ENGIE Impact
At ENGIE Impact, my work sits between business process, product delivery, and platform engineering. The systems I build support billing, carbon accounting, consumption analytics, reporting, and internal data products, so the design work is not only about throughput. It is about understanding how the data is used, where definitions can drift, and how to make changes safe when product requirements evolve.
- Served as the accountable engineering owner for core data delivery, converting work previously split across an outsourced 7-person team into a focused internal ownership model with clearer requirements, priorities, and production accountability.
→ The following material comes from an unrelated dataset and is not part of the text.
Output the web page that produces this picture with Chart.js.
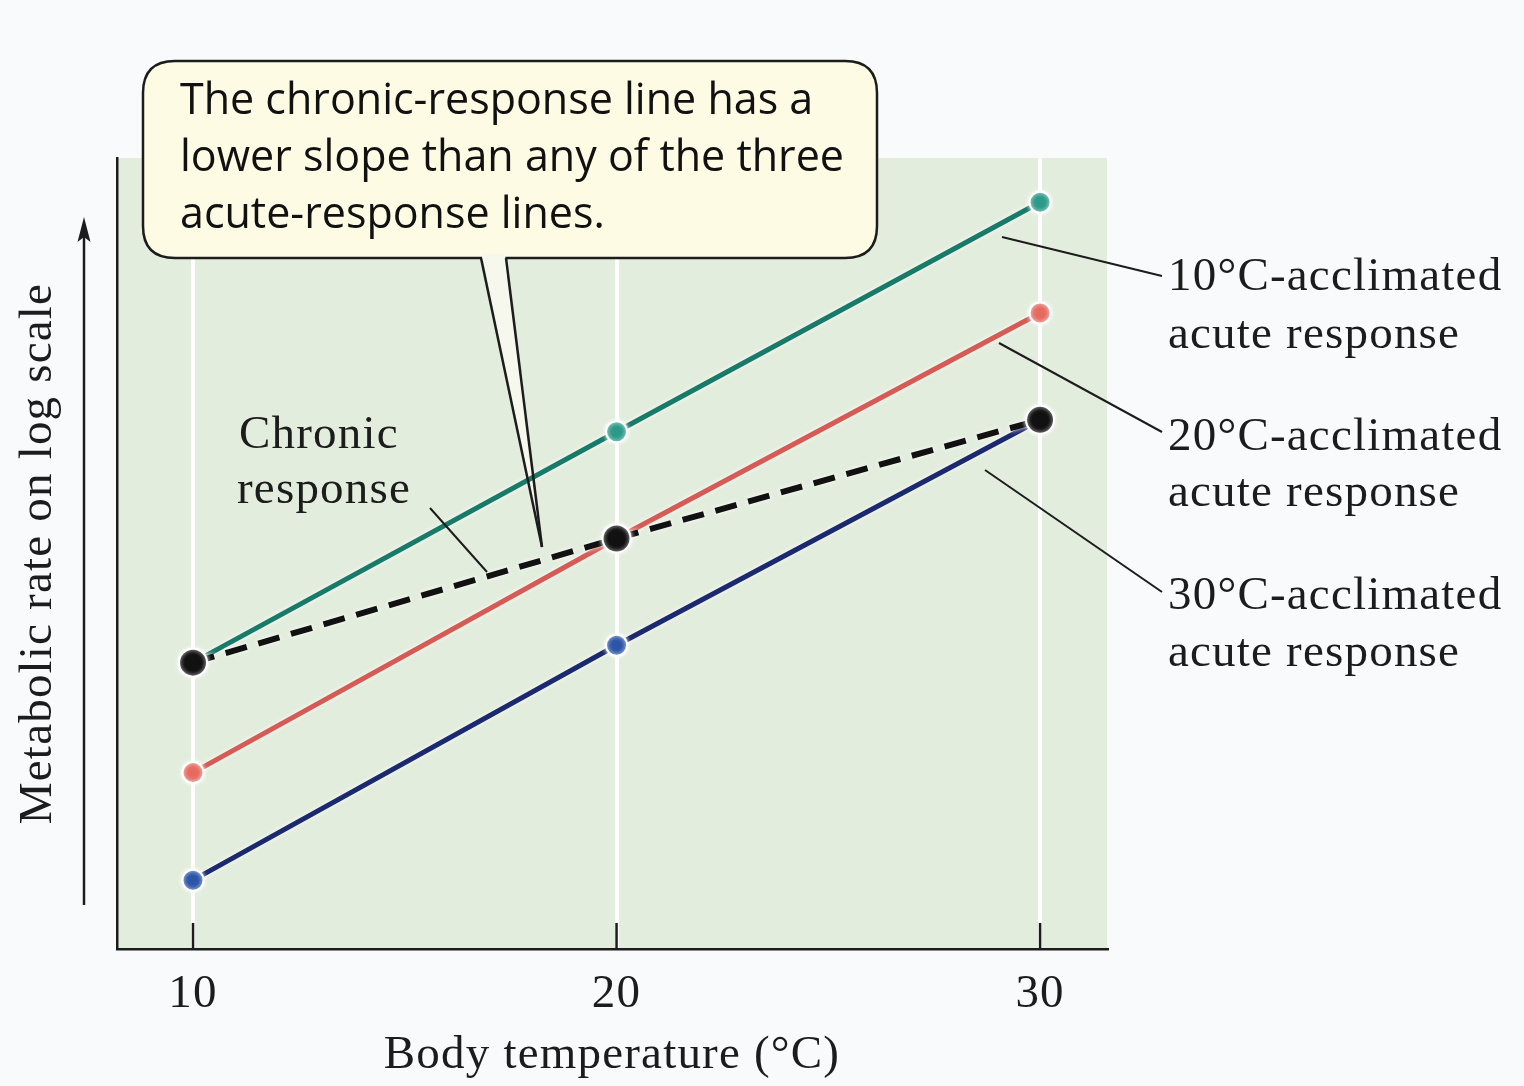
<!DOCTYPE html>
<html>
<head>
<meta charset="utf-8">
<title>Metabolic rate vs body temperature</title>
<script src="https://cdn.jsdelivr.net/npm/chart.js@4.4.1/dist/chart.umd.min.js"></script>
<style>
  html, body { margin: 0; padding: 0; background: #f8fafb; }
  #chart { display: block; }
</style>
</head>
<body>
<canvas id="chart" width="1524" height="1086"></canvas>
<script>
// body temperatures (x) and metabolic rate in arbitrary log units (y, 0-100)
const temps = [10, 20, 30];
const xTicks = [10, 20, 30];
const acclim10 = [36.2, 65.4, 94.4];
const acclim20 = [22.3, 51.9, 80.4];
const acclim30 = [8.7, 38.4, 66.9];
const chronic = [36.2, 51.9, 66.9];

const calloutLines = ['The chronic-response line has a', 'lower slope than any of the three', 'acute-response lines.'];
const chronicLabel = ['Chronic', 'response'];
const sideLabels = [
    ['10°C-acclimated', 'acute response'],
    ['20°C-acclimated', 'acute response'],
    ['30°C-acclimated', 'acute response']
];

const serif = '"Liberation Serif", "Times New Roman", serif';
const sans = '"Open Sans", "Noto Sans", sans-serif';
const ink = '#1c1c1c';
const serifSize = 47;

const pts = arr => temps.map((t, i) => ({ x: t, y: arr[i] }));

const line = (ctx, x1, y1, x2, y2, w) => {
    ctx.beginPath();
    ctx.lineWidth = w;
    ctx.moveTo(x1, y1);
    ctx.lineTo(x2, y2);
    ctx.stroke();
};

const roundBox = (ctx, x, y, w, h, r) => {
    ctx.beginPath();
    ctx.moveTo(x + r, y);
    ctx.lineTo(x + w - r, y);
    ctx.quadraticCurveTo(x + w, y, x + w, y + r);
    ctx.lineTo(x + w, y + h - r);
    ctx.quadraticCurveTo(x + w, y + h, x + w - r, y + h);
    ctx.lineTo(x + r, y + h);
    ctx.quadraticCurveTo(x, y + h, x, y + h - r);
    ctx.lineTo(x, y + r);
    ctx.quadraticCurveTo(x, y, x + r, y);
    ctx.closePath();
};

// callout pointer: two base points on the box bottom and a tip near the chronic line
const tip = { x: 542, y: 547 };
const baseL = { x: 481, y: 258 };
const baseR = { x: 506, y: 258 };

const decor = {
    id: 'decor',
    beforeDraw(chart) {
        const { ctx, chartArea: a } = chart;
        ctx.save();
        ctx.fillStyle = '#f8fafb';
        ctx.fillRect(0, 0, chart.width, chart.height);
        ctx.fillStyle = '#e3eddd';
        ctx.fillRect(a.left, a.top, a.right - a.left, a.bottom - a.top);
        ctx.restore();
        ctx.letterSpacing = '1.2px';
    },
    beforeDatasetsDraw(chart) {
        const { ctx, chartArea: a } = chart;
        const xs = chart.scales.x;
        ctx.save();
        ctx.strokeStyle = ink;
        xTicks.forEach(v => {
            const x = xs.getPixelForValue(v);
            line(ctx, x, a.bottom - 26, x, a.bottom, 2.5);
        });

        // callout box
        roundBox(ctx, 143, 61, 734, 197, 32);
        ctx.fillStyle = '#fdfbe4';
        ctx.fill();
        ctx.lineWidth = 2.5;
        ctx.strokeStyle = ink;
        ctx.stroke();
        ctx.beginPath();
        ctx.moveTo(baseL.x + 1, baseL.y - 4);
        ctx.lineTo(baseR.x - 1, baseR.y - 4);
        ctx.lineTo(tip.x, tip.y);
        ctx.closePath();
        ctx.fillStyle = '#f6f8ee';
        ctx.fill();
        ctx.fillRect(baseL.x + 1, baseL.y - 4, baseR.x - baseL.x - 2, 7);

        ctx.fillStyle = '#111';
        ctx.letterSpacing = '0px';
        ctx.font = '43px ' + sans;
        ctx.textBaseline = 'alphabetic';
        ctx.textAlign = 'left';
        calloutLines.forEach((t, i) => ctx.fillText(t, 180, 114 + i * 57));
        ctx.restore();
    },
    beforeDatasetDraw(chart) {
        chart.ctx.shadowColor = 'rgba(255,255,255,0.95)';
        chart.ctx.shadowBlur = 4;
    },
    afterDatasetDraw(chart) {
        chart.ctx.shadowColor = 'transparent';
        chart.ctx.shadowBlur = 0;
    },
    afterDatasetsDraw(chart) {
        const { ctx } = chart;
        ctx.save();
        ctx.strokeStyle = ink;
        line(ctx, baseL.x, baseL.y, tip.x, tip.y, 2.5);
        line(ctx, baseR.x, baseR.y, tip.x, tip.y, 2.5);
        ctx.restore();
    },
    afterDraw(chart) {
        const { ctx } = chart;
        ctx.save();
        ctx.strokeStyle = ink;
        ctx.fillStyle = ink;

        // y axis arrow
        line(ctx, 84, 905, 84, 236, 2.5);
        ctx.beginPath();
        ctx.moveTo(84, 217);
        ctx.lineTo(77.5, 242);
        ctx.lineTo(84, 237);
        ctx.lineTo(90.5, 242);
        ctx.closePath();
        ctx.fill();

        // leader lines
        line(ctx, 430, 508, 487, 572, 2);
        line(ctx, 1002, 237, 1162, 276, 2);
        line(ctx, 999, 343, 1162, 432, 2);
        line(ctx, 985, 470, 1162, 592, 2);

        ctx.letterSpacing = '1.2px';
        ctx.font = serifSize + 'px ' + serif;
        ctx.textAlign = 'left';
        ctx.textBaseline = 'alphabetic';
        ctx.fillText(chronicLabel[0], 239, 448);
        ctx.fillText(chronicLabel[1], 237, 503);

        const baselines = [[290, 348], [450, 506], [609, 666]];
        sideLabels.forEach((lab, i) => {
            ctx.fillText(lab[0], 1168, baselines[i][0]);
            ctx.fillText(lab[1], 1168, baselines[i][1]);
        });
        ctx.restore();
    }
};

new Chart(document.getElementById('chart'), {
    type: 'line',
    data: {
        datasets: [
            {
                label: 'Chronic response',
                data: pts(chronic),
                borderColor: '#111111',
                borderWidth: 6,
                borderDash: [22, 12],
                pointRadius: 14,
                pointBackgroundColor: '#111111',
                pointBorderColor: '#ffffff',
                pointBorderWidth: 2
            },
            {
                label: '10°C-acclimated acute response',
                data: pts(acclim10),
                borderColor: '#187a68',
                borderWidth: 5,
                pointRadius: 10.5,
                pointBackgroundColor: '#2b9a89',
                pointBorderColor: '#ffffff',
                pointBorderWidth: 2
            },
            {
                label: '20°C-acclimated acute response',
                data: pts(acclim20),
                borderColor: '#d65b55',
                borderWidth: 5,
                pointRadius: 10.5,
                pointBackgroundColor: '#e76a60',
                pointBorderColor: '#ffffff',
                pointBorderWidth: 2
            },
            {
                label: '30°C-acclimated acute response',
                data: pts(acclim30),
                borderColor: '#1b2a6e',
                borderWidth: 5,
                pointRadius: 10.5,
                pointBackgroundColor: '#2c55a8',
                pointBorderColor: '#ffffff',
                pointBorderWidth: 2
            }
        ]
    },
    options: {
        responsive: false,
        animation: false,
        layout: { padding: { top: 158, right: 417, left: 0, bottom: 0 } },
        plugins: { legend: { display: false }, tooltip: { enabled: false } },
        scales: {
            x: {
                type: 'linear',
                min: 8.205,
                max: 31.58,
                afterBuildTicks: s => { s.ticks = xTicks.map(v => ({ value: v })); },
                afterFit: s => { s.height = 137; },
                ticks: { font: { family: serif, size: serifSize }, color: ink, padding: 17 },
                grid: { color: '#ffffff', lineWidth: 4, drawTicks: false },
                border: { color: ink, width: 2.5 },
                title: {
                    display: true,
                    text: 'Body temperature (°C)',
                    font: { family: serif, size: serifSize },
                    color: ink,
                    padding: { top: 0, bottom: 2 }
                }
            },
            y: {
                min: 0,
                max: 100,
                afterFit: s => { s.width = 117; },
                ticks: { display: false },
                grid: { display: false },
                border: { color: ink, width: 2.5 },
                title: {
                    display: true,
                    text: 'Metabolic rate on log scale',
                    font: { family: serif, size: serifSize },
                    color: ink,
                    padding: { top: 10, bottom: 0 }
                }
            }
        }
    },
    plugins: [decor]
});
</script>
</body>
</html>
- Built and operated an event-driven AWS ingestion platform processing 500M+ records/day into PostgreSQL and InfluxDB, supporting billing, reporting, carbon analytics, and client-facing dashboards used across enterprise accounts.
- Partnered with product and engineering stakeholders to translate feature needs into data contracts, source-to-target logic, validation rules, and release plans, reducing ambiguity before code was written.
- Replaced legacy "deploy-everything" Snowflake releases with a manifest-driven, change-only CI/CD process, reducing release SQL from ~95K lines to 1.5K–3K lines across 247 files and making data-platform changes easier to review and ship.
- Proposed and designed direct Snowflake sourcing, helping retire Matillion for $40K–$50K in annual savings while moving teams from rigid once-daily extracts toward more flexible, on-demand access patterns.
- Designed a CDC-style ingestion pattern with hash-based change detection, reducing reprocessing time from 10.5 hours to 3 hours and making backfills, corrections, and late-arriving updates safer to run.
- Productized FX and geography enrichment through batch REST and GraphQL APIs, turning repeated lookup logic into a shared internal service that product teams could reuse instead of rebuilding one-off Snowflake queries.
- Modeled Snowflake external stages on Azure Blob with a RAW contract view layer, then used dbt to build Stage, Dim, and Fact models that gave analytics and downstream services a consistent source of truth.
- Implemented Kafka and Spark ingestion with schema validation, deduplication, and idempotent writes, improving end-to-end performance by 30–50% while keeping failure recovery predictable.
- Unblocked long-running initiatives, including an RDS migration and Unified UOM workstream, by tracing issues across data flows, source behavior, model assumptions, and ownership gaps until the path to release was clear.